Delaware Online - June 15, 2006

By JEFF MONTGOMERY

The DuPont Co. faces another in a series of class-action lawsuits targeting the company's releases of a chemical used to make nonstick and stain-resistant products, this time in New Jersey.

In the suit, filed Wednesday in Salem County, Pennsville resident Donald Coles charged that the Chambers Works Plant in Deepwater, N.J., released perfluorooctanoic acid (also known as PFOA or C8) and related chemicals into groundwater tapped by utilities in Pennsville Township and Penns Grove.

Coles' suit seeks medical monitoring for residents, a community-wide water filtration system and punitive damages. A separate federal class-action claim targeting the same pollutants was filed in U.S. District Court in April.

DuPont spokesman Tim Ireland said Wednesday the company typically does not comment on lawsuits.

The Salem County case, filed in New Jersey's Superior Court by attorney Philip Stephen Fuoco, arrived a month after a U.S. District Court action in Iowa sought to combine consumer class-action complaints about potential PFOA exposure and Teflon products from 16 other states.
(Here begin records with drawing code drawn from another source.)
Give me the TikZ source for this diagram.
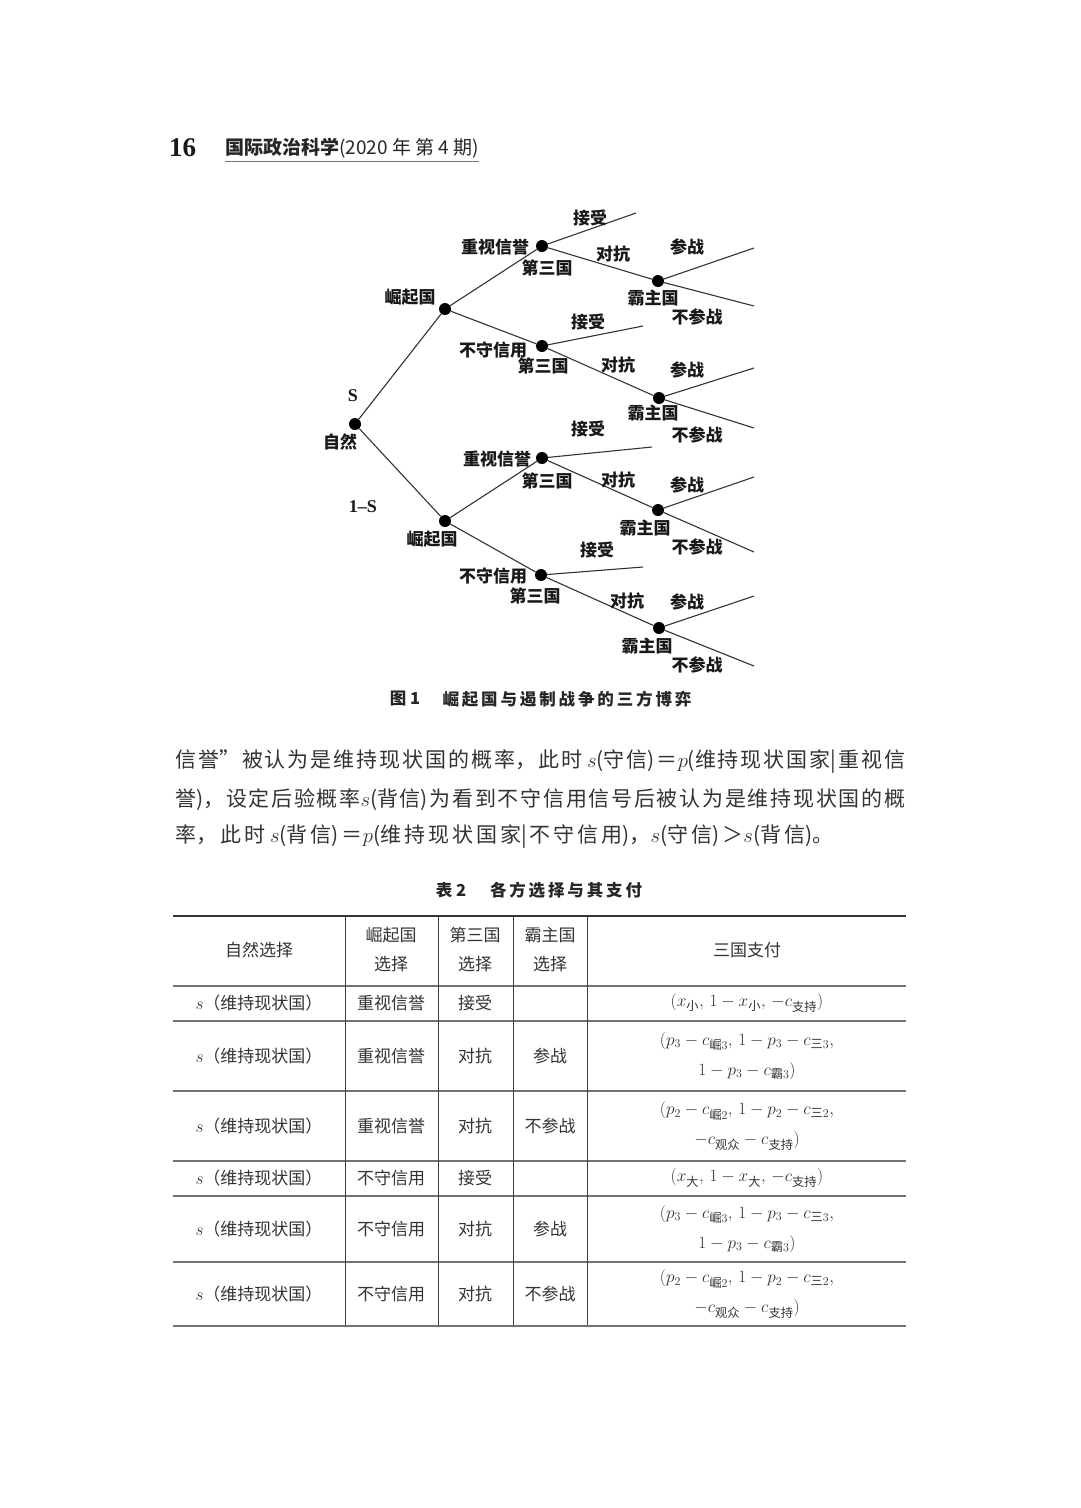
\documentclass[tikz,border=0pt]{standalone}
\usepackage{fontspec}
\usepackage{amsmath}
\newfontfamily\cjk{Noto Sans CJK SC}
\newfontfamily\tnr{Liberation Serif}
\XeTeXlinebreaklocale "zh"
\XeTeXlinebreakskip=0pt plus 3pt minus 1pt
\newcommand\jline[2]{\parbox{#1}{\parfillskip=0pt\relax #2}}
\begin{document}
\begin{tikzpicture}[x=1pt,y=-1pt,
  dot/.style={circle,fill=black,inner sep=0pt,minimum size=12pt},
  br/.style={line width=1.1pt,draw=black!80},
  tl/.style={font=\cjk\bfseries\fontsize{17}{19}\selectfont,inner sep=0pt,text=black!90},
  ltl/.style={font=\tnr\bfseries\fontsize{18}{20}\selectfont,inner sep=0pt,text=black!90},
  body/.style={font=\cjk\fontsize{21}{24}\selectfont,inner sep=0pt,text=black!80,anchor=west},
  captxt/.style={font=\cjk\bfseries\fontsize{16.5}{19}\selectfont,inner sep=0pt,text=black!85},
  cell/.style={font=\cjk\fontsize{17}{29}\selectfont,inner sep=0pt,text=black!80,align=center},
  pay/.style={font=\cjk\fontsize{17.5}{30}\selectfont,inner sep=0pt,text=black!80,align=center},
  hrule/.style={line width=1.5pt,draw=black!55},
  vrule/.style={line width=0.9pt,draw=black!75}]
\fill[white] (0,0) rectangle (1080,1508);
\useasboundingbox (0,0) rectangle (1080,1508);

% header
\node[font=\tnr\bfseries\fontsize{27}{30}\selectfont,inner sep=0pt,anchor=west,text=black!90] (pg) at (169,148) {16};
\node[font=\cjk\fontsize{19}{21}\selectfont,inner sep=0pt,anchor=west,text=black!85] (jt) at (225,148) {{\bfseries 国际政治科学}(2020 年 第 4 期)};
\draw[line width=1pt,black!55] ([yshift=-3pt]jt.south west) -- ([yshift=-3pt]jt.south east);

% tree nodes
\node[dot] (n0) at (355,424) {};
\node[dot] (r1) at (445,309) {};
\node[dot] (r2) at (445,521) {};
\node[dot] (t11) at (542,246) {};
\node[dot] (t12) at (542,346) {};
\node[dot] (t21) at (542,458) {};
\node[dot] (t22) at (541,575) {};
\node[dot] (h11) at (658,281) {};
\node[dot] (h12) at (659,398) {};
\node[dot] (h21) at (658,510) {};
\node[dot] (h22) at (659,628) {};
\coordinate (a11) at (636,213);
\coordinate (a12) at (643,326);
\coordinate (a21) at (652,447);
\coordinate (a22) at (643,567);
\coordinate (w11) at (754,248); \coordinate (q11) at (754,306);
\coordinate (w12) at (754,368); \coordinate (q12) at (754,428);
\coordinate (w21) at (754,477); \coordinate (q21) at (754,552);
\coordinate (w22) at (754,596); \coordinate (q22) at (754,666);

\draw[br] (n0) -- (r1);
\draw[br] (n0) -- (r2);
\draw[br] (r1) -- (t11);
\draw[br] (r1) -- (t12);
\draw[br] (r2) -- (t21);
\draw[br] (r2) -- (t22);
\draw[br] (t11) -- (a11);
\draw[br] (t12) -- (a12);
\draw[br] (t21) -- (a21);
\draw[br] (t22) -- (a22);
\draw[br] (t11) -- (h11);
\draw[br] (t12) -- (h12);
\draw[br] (t21) -- (h21);
\draw[br] (t22) -- (h22);
\draw[br] (h11) -- (w11); \draw[br] (h11) -- (q11);
\draw[br] (h12) -- (w12); \draw[br] (h12) -- (q12);
\draw[br] (h21) -- (w21); \draw[br] (h21) -- (q21);
\draw[br] (h22) -- (w22); \draw[br] (h22) -- (q22);

% tree labels
\node[ltl] (lS) at (353,396) {S};
\node[tl] (lnat) at (340,442) {自然};
\node[ltl] (l1S) at (363,507) {1–S};
\node[tl] (lr1) at (410,297) {崛起国};
\node[tl] (lr2) at (432,539) {崛起国};
\node[tl] (lt11a) at (495,247) {重视信誉};
\node[tl] (lt11b) at (547,268) {第三国};
\node[tl] (lt12a) at (493,350) {不守信用};
\node[tl] (lt12b) at (543,366) {第三国};
\node[tl] (lt21a) at (497,459) {重视信誉};
\node[tl] (lt21b) at (547,481) {第三国};
\node[tl] (lt22a) at (493,576) {不守信用};
\node[tl] (lt22b) at (535,596) {第三国};
\node[tl] (la11) at (590,218) {接受};
\node[tl] (la12) at (588,322) {接受};
\node[tl] (la21) at (588,429) {接受};
\node[tl] (la22) at (597,550) {接受};
\node[tl] (lc11) at (613,254) {对抗};
\node[tl] (lc12) at (618,365) {对抗};
\node[tl] (lc21) at (618,480) {对抗};
\node[tl] (lc22) at (627,601) {对抗};
\node[tl] (lh11) at (653,298) {霸主国};
\node[tl] (lh12) at (653,413) {霸主国};
\node[tl] (lh21) at (645,528) {霸主国};
\node[tl] (lh22) at (647,646) {霸主国};
\node[tl] (lw11) at (687,247) {参战};
\node[tl] (lw12) at (687,370) {参战};
\node[tl] (lw21) at (687,485) {参战};
\node[tl] (lw22) at (687,602) {参战};
\node[tl] (lq11) at (697,317) {不参战};
\node[tl] (lq12) at (697,435) {不参战};
\node[tl] (lq21) at (697,547) {不参战};
\node[tl] (lq22) at (697,665) {不参战};

% figure caption
\node[captxt] (f1a) at (405,699) {图 1};
\node[captxt] (f1b) at (567,699) {\jline{249pt}{崛起国与遏制战争的三方博弈}};

% body text
\node[body] (b1) at (175,762) {\jline{730pt}{信誉”被认为是维持现状国的概率，此时\hspace{5pt}$s$(守信)＝$p$(维持现状国家|重视信}};
\node[body] (b2) at (175,800) {\jline{730pt}{誉)，设定后验概率$s$(背信)为看到不守信用信号后被认为是维持现状国的概}};
\node[body] (b3) at (175,837) {\jline{658pt}{率，此时\hspace{5pt}$s$(背信)＝$p$(维持现状国家|不守信用)，$s$(守信)＞$s$(背信)。}};

% table caption
\node[captxt] (t2a) at (451,890) {表 2};
\node[captxt] (t2b) at (566,890) {\jline{152pt}{各方选择与其支付}};

% table rules
\draw[line width=2.5pt,black!80] (173,916) -- (906,916);
\foreach \yy in {986,1021,1091,1161,1196,1262,1326}
  \draw[hrule] (173,\yy) -- (906,\yy);
\foreach \xx in {345,438,513,587}
  \draw[vrule] (\xx,917) -- (\xx,1325);

% header row
\node[cell] (hc1) at (259,950) {自然选择};
\node[cell] (hc2) at (391,950) {崛起国\\选择};
\node[cell] (hc3) at (475,950) {第三国\\选择};
\node[cell] (hc4) at (550,950) {霸主国\\选择};
\node[cell] (hc5) at (747,950) {三国支付};

% rows
\foreach \yy/\ca/\cb/\cc [count=\i] in {1003/重视信誉/接受/,1056/重视信誉/对抗/参战,1126/重视信誉/对抗/不参战,1178/不守信用/接受/,1229/不守信用/对抗/参战,1294/不守信用/对抗/不参战}{
  \node[cell] (c1r\i) at (259,\yy) {$s$（维持现状国）};
  \node[cell] (c2r\i) at (391,\yy) {\ca};
  \node[cell] (c3r\i) at (475,\yy) {\cb};
  \node[cell] (c4r\i) at (550,\yy) {\cc};
}
\node[pay] (p1) at (747,1003) {$(x_{\text{小}},\,1-x_{\text{小}},\,-c_{\text{支持}})$};
\node[pay] (p2) at (747,1056) {$(p_3-c_{\text{崛}3},\,1-p_3-c_{\text{三}3},$\\$1-p_3-c_{\text{霸}3})$};
\node[pay] (p3) at (747,1126) {$(p_2-c_{\text{崛}2},\,1-p_2-c_{\text{三}2},$\\$-c_{\text{观众}}-c_{\text{支持}})$};
\node[pay] (p4) at (747,1178) {$(x_{\text{大}},\,1-x_{\text{大}},\,-c_{\text{支持}})$};
\node[pay] (p5) at (747,1229) {$(p_3-c_{\text{崛}3},\,1-p_3-c_{\text{三}3},$\\$1-p_3-c_{\text{霸}3})$};
\node[pay] (p6) at (747,1294) {$(p_2-c_{\text{崛}2},\,1-p_2-c_{\text{三}2},$\\$-c_{\text{观众}}-c_{\text{支持}})$};
\end{tikzpicture}
\end{document}
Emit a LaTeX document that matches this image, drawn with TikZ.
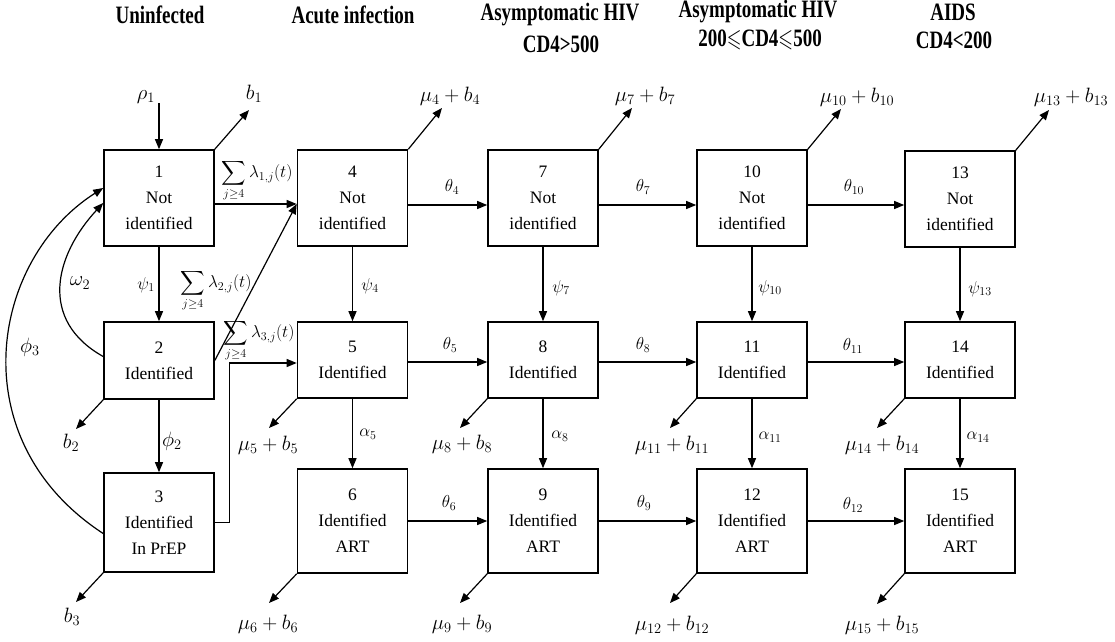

PFOA is under intense federal scrutiny, triggered by concerns the chemical resists breakdown, accumulates in the environment and tissues and can potentially cause cancer and other illnesses. An advisory panel to the Environmental Protection Agency recently recommended listing the chemical as a likely carcinogen.

In March the agency quietly admitted chemicals used to make popular nonstick, nonstain products may be unsafe for humans and the environment. The admission came in documents seeking regulatory changes that would require closer scrutiny for new uses of the compound.

DuPont already has agreed to pay hundreds of millions of dollars for pollution releases to drinking-water supplies in West Virginia and Ohio from the company's Parkersburg, W.Va., plant.

The company recently announced a plan to build a treatment system at a factory in Mississippi to remove PFOA from chemicals used at Chambers Works.